Questionado sobre outros assuntos que podem gerar discussão durante o GT, ele afirmou haver dúvidas sobre fiscalização do IBS nas esferas municipais e estaduais. Para responder tal questão, Bernard Appy chegou a citar durante a audiência na Câmara que a digitalização dos processos torna muito difícil qualquer tipo de erro de bitributação ou sonegação, impedindo, inclusive, fraudes.

Arthur Lira, presidente da Câmara, na abertura dos grupos de trabalho que irão regulamentar as novas regras fiscais (Crédito:Lula Marques/ Agência Brasil)

Há também uma discussão que não foi citada de forma direta na reforma tributária desenhada pelo governo, mas pode ganhar força por se tratar de um setor com bastante influência no Legislativo: o turismo.

A ideia dos parlamentares, em especial os ligados às bancadas das regiões Sul e Nordeste, sugerem a inclusão do de tax free para o IBS/CBS para incrementar as viagens. O tax free consiste no reembolso dos impostos pagos nas compras feitas por turistas estrangeiros. O secretário extraordinário da Reforma Tributária afirmou que a medida depende de análise do custo e benefício, e disse que o assunto pode ser estudado pelo governo.

(Roque de Sá)

“Agora será possível avaliar o lobby e a influência das grandes empresas nas decisões do Congresso.”
Marcos Lisboa, economista

Com tudo isso em jogo para negociação, não é incomum ver presidente de empresa, diretor de associação e economistas circulando no Congresso.

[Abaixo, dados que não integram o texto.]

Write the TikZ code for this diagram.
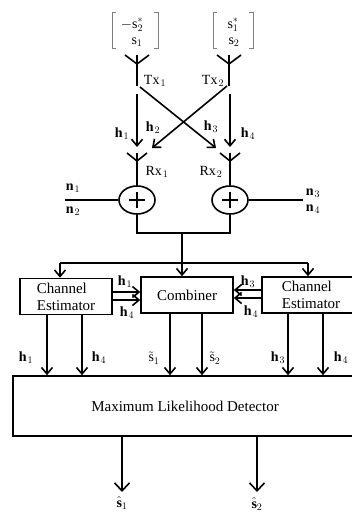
\documentclass[tikz,border=0pt]{standalone}
\usepackage{fontspec}
\setmainfont{Liberation Serif}
\usetikzlibrary{arrows.meta,shapes.geometric}
\newcommand\hh[1]{$\mathbf{h}_{\kern1pt #1}$}
\newcommand\nn[1]{$\mathbf{n}_{\kern1pt #1}$}
\begin{document}
\begin{tikzpicture}[x=1pt,y=-1pt,line width=1.6pt,
  arr/.style={-{Straight Barb[length=6.5pt,width=11pt]}},
  bigarr/.style={-{Straight Barb[length=8pt,width=15pt]}},
  lab/.style={font=\fontsize{14}{16}\selectfont,inner sep=0pt},
  blk/.style={draw,minimum height=36pt,inner sep=2pt,font=\fontsize{15}{17}\selectfont},
  adder/.style={draw,ellipse,minimum width=36pt,minimum height=28pt,inner sep=0pt},
  brk/.style={draw=gray,line width=0.8pt}]
\clip (0,0) rectangle (352,513);
% input vectors
\node[lab] (m1a) at (132,25) {$-\mathrm{s}_2^{*}$};
\node[lab] (m1b) at (137,42) {$\mathrm{s}_1$};
\node[lab] (m2a) at (233,25) {$\mathrm{s}_1^{*}$};
\node[lab] (m2b) at (234,42) {$\mathrm{s}_2$};
\draw[brk] (116,12) -- (112,12) -- (112,48) -- (116,48);
\draw[brk] (154,12) -- (158,12) -- (158,48) -- (154,48);
\draw[brk] (217,12) -- (213,12) -- (213,48) -- (217,48);
\draw[brk] (249,12) -- (253,12) -- (253,48) -- (249,48);
% transmit antennas
\coordinate (t1t) at (137,55); \coordinate (t1j) at (137,64); \coordinate (t1b) at (137,86);
\coordinate (t2t) at (229,55); \coordinate (t2j) at (229,64); \coordinate (t2b) at (229,86);
\draw (t1t) -- (t1b);
\draw ([xshift=-12pt]t1t) -- (t1j) -- ([xshift=12pt]t1t);
\draw (t2t) -- (t2b);
\draw ([xshift=-12pt]t2t) -- (t2j) -- ([xshift=12pt]t2t);
\node[lab] (tx1) at (155,81) {Tx$_{\kern1pt 1}$};
\node[lab] (tx2) at (213,81) {Tx$_{\kern1pt 2}$};
% channels
\coordinate (a1s) at (137,94); \coordinate (a1e) at (137,147);
\coordinate (a4s) at (230,94); \coordinate (a4e) at (230,147);
\coordinate (x1s) at (140,87); \coordinate (x1e) at (216,148);
\coordinate (x2s) at (227,86); \coordinate (x2e) at (152,148);
\draw[arr] (a1s) -- (a1e);
\draw[arr] (a4s) -- (a4e);
\draw[arr] (x1s) -- (x1e);
\draw[arr] (x2s) -- (x2e);
\node[lab] (lh1) at (122,134) {\hh1};
\node[lab] (lh2) at (153,128) {\hh2};
\node[lab] (lh3) at (211,127) {\hh3};
\node[lab] (lh4) at (248,134) {\hh4};
% receive antennas and adders
\node[adder] (c1) at (137,200) {};
\node[adder] (c2) at (230,200) {};
\coordinate (r1t) at (137,153); \coordinate (r1j) at (137,161);
\coordinate (r2t) at (230,153); \coordinate (r2j) at (230,161);
\draw (r1t) -- (c1.north);
\draw ([xshift=-10pt]r1t) -- (r1j) -- ([xshift=10pt]r1t);
\draw (r2t) -- (c2.north);
\draw ([xshift=-10pt]r2t) -- (r2j) -- ([xshift=10pt]r2t);
\node[lab] (rx1) at (157,172) {Rx$_{\kern1pt 1}$};
\node[lab] (rx2) at (211,172) {Rx$_{\kern1pt 2}$};
\draw ([xshift=-8pt]c1.center) -- ([xshift=8pt]c1.center);
\draw ([yshift=-8pt]c1.center) -- ([yshift=8pt]c1.center);
\draw ([xshift=-8pt]c2.center) -- ([xshift=8pt]c2.center);
\draw ([yshift=-8pt]c2.center) -- ([yshift=8pt]c2.center);
% noise
\coordinate (nl) at (65,200); \coordinate (nr) at (303,200);
\draw (nl) -- (c1.west);
\draw (c2.east) -- (nr);
\node[lab] (n1) at (73,188) {\nn1};
\node[lab] (n2) at (73,211) {\nn2};
\node[lab] (n3) at (313,193) {\nn3};
\node[lab] (n4) at (313,209) {\nn4};
% blocks
\node[blk,minimum width=92pt,align=left] (ce1) at (66,296.5) {Channel\\Estimator};
\node[blk,minimum width=92pt] (comb) at (187,295) {Combiner};
\node[blk,minimum width=98pt,align=left] (ce2) at (311,295) {Channel\\Estimator};
\node[draw,minimum width=344pt,minimum height=60pt,font=\fontsize{15}{17}\selectfont] (mld) at (185,406) {Maximum Likelihood Detector};
% combining network
\coordinate (jn) at (182,233);
\coordinate (sp) at (182,263);
\coordinate (hl) at (60,263);
\coordinate (hr) at (308,263);
\draw (c1.south) |- (jn) -| (c2.south);
\draw (jn) -- (sp);
\draw[arr] (sp) -- (comb.north -| sp);
\draw (hl) -- (hr);
\draw[arr] (hl) -- (ce1.north -| hl);
\draw[arr] (hr) -- (ce2.north -| hr);
% estimator -> combiner
\coordinate (ya) at (0,292); \coordinate (yb) at (0,300);
\coordinate (yc) at (0,290); \coordinate (yd) at (0,298);
\draw[arr] (ce1.east |- ya) -- (comb.west |- ya);
\draw[arr] (ce1.east |- yb) -- (comb.west |- yb);
\draw[arr] (ce2.west |- yc) -- (comb.east |- yc);
\draw[arr] (ce2.west |- yd) -- (comb.east |- yd);
\node[lab] (lh1b) at (125,282) {\hh1};
\node[lab] (lh4b) at (127,313) {\hh4};
\node[lab] (lh3b) at (248,282) {\hh3};
\node[lab] (lh4c) at (251,312) {\hh4};
% to detector
\coordinate (x47) at (47,0); \coordinate (x82) at (82,0);
\coordinate (x170) at (170,0); \coordinate (x202) at (202,0);
\coordinate (x288) at (288,0); \coordinate (x323) at (323,0);
\draw[arr] (ce1.south -| x47) -- (mld.north -| x47);
\draw[arr] (ce1.south -| x82) -- (mld.north -| x82);
\draw[arr] (comb.south -| x170) -- (mld.north -| x170);
\draw[arr] (comb.south -| x202) -- (mld.north -| x202);
\draw[arr] (ce2.south -| x288) -- (mld.north -| x288);
\draw[arr] (ce2.south -| x323) -- (mld.north -| x323);
\node[lab] (b1) at (26,358) {\hh1};
\node[lab] (b2) at (99,358) {\hh4};
\node[lab] (b3) at (154,358) {$\tilde{\mathrm{s}}_1$};
\node[lab] (b4) at (215,358) {$\tilde{\mathrm{s}}_2$};
\node[lab] (b5) at (278,358) {\hh3};
\node[lab] (b6) at (341,358) {\hh4};
% outputs
\coordinate (o1) at (122,492); \coordinate (o2) at (257,492);
\draw[bigarr] (mld.south -| o1) -- (o1);
\draw[bigarr] (mld.south -| o2) -- (o2);
\node[lab] (s1h) at (122,503) {$\hat{\mathbf{s}}_1$};
\node[lab] (s2h) at (257,504) {$\hat{\mathbf{s}}_2$};
\end{tikzpicture}
\end{document}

Empresários do ramo de serviços, por exemplo, têm organizado idas conjuntas, separando em setores como logísticas, tecnologia e turismo, para fazer uma pressão escalada. O setor é um dos que deve enfrentar a maior alteração na alíquota básica.

Para o economista e ex-secretário do Ministério da Fazenda dos governos Lula I e II, Marcos Lisboa, esse comportamento tem nome. “Captura de interesses”. De acordo com ele, os conglomerados com grande poderio econômico sempre transitaram em Brasília, e as contas nunca são as melhores para o bem comum. “Vamos sentir quais são os grupos poderosos, e qual a capacidade do Congresso em repelir interesses que não conversem com o bem do País.” São as pedras no caminho.